The commissioners wanted the redevelopment commission as a tool to lure new business, if necessary, Commissioners President Carl Lienhoop said.
A redevelopment commission would allow the county to create tax-increment financing districts to help pay for growth in targeted areas — which many members of the County Council and the county auditor opposed. But county residents said they were concerned about having another agency with eminent domain, the power to force property owners to sell their land.
Lienhoop said Monday that the commissioners have heard the negative response and will back off on the proposal.
“We have not had a single constituent speak favorably,” Lienhoop said.
At Monday’s commissioners meeting, county resident James Wheatley said that he was opposed to the idea of eminent domain, which a redevelopment commission would be able to exercise.
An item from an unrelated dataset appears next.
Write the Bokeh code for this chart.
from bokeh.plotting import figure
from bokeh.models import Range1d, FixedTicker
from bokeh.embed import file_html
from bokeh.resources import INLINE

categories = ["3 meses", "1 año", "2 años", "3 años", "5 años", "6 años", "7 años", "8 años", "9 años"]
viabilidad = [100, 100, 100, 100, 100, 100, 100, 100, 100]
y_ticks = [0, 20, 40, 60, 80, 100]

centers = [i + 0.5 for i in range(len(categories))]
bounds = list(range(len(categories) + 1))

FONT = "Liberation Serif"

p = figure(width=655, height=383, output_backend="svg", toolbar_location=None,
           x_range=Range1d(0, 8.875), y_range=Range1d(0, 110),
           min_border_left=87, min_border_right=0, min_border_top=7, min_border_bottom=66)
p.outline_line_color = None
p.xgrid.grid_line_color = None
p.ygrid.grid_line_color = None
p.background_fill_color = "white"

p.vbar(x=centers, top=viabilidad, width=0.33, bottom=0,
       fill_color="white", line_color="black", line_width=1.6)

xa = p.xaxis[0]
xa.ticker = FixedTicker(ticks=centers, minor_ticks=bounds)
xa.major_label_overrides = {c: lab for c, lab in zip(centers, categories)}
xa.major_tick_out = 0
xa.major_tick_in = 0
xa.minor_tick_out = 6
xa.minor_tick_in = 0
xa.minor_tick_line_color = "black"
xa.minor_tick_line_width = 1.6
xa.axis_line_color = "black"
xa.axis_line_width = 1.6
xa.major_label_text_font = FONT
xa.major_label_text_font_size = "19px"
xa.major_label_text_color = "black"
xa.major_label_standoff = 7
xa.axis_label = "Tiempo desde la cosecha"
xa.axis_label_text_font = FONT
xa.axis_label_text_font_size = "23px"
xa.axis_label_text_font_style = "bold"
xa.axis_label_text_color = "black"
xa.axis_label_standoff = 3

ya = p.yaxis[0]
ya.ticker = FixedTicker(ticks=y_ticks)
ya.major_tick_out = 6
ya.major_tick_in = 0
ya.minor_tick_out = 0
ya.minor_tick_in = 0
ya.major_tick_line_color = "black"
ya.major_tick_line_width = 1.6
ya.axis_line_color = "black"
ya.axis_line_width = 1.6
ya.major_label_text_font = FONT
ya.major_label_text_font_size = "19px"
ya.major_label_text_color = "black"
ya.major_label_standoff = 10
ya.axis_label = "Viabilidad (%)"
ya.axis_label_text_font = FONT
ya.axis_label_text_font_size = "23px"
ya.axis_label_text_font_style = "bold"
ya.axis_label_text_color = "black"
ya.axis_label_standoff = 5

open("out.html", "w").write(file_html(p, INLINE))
At the October County Council meeting, Lisa Deaton, another county resident, expressed similar concerns.
Wheatley said eminent domain is an erosion of property rights and he did not believe it was right for a commission to force a family to give up its property for a developer.
“It scares people,” Wheatley said.
Commissioner Larry Kleinhenz said government bodies such as the commissioners already have the power of eminent domain, which they largely choose not to exercise.
Last month, commissioners suggested to the County Council that they would push for a redevelopment commission if both bodies were united in wanting one. But four members, a majority of the council, said they were opposed. County Auditor Barb Hackman also is opposed because of the complications it brings to property taxes.
“We can’t get community support, we can’t get council support, and frankly we are tired of fighting,” Lienhoop said.
Lienhoop said the commissioners have agreed not to press forward with the redevelopment commission. The only tool left for economic development outside the Columbus city limits would be tax abatements approved by the County Council, he said.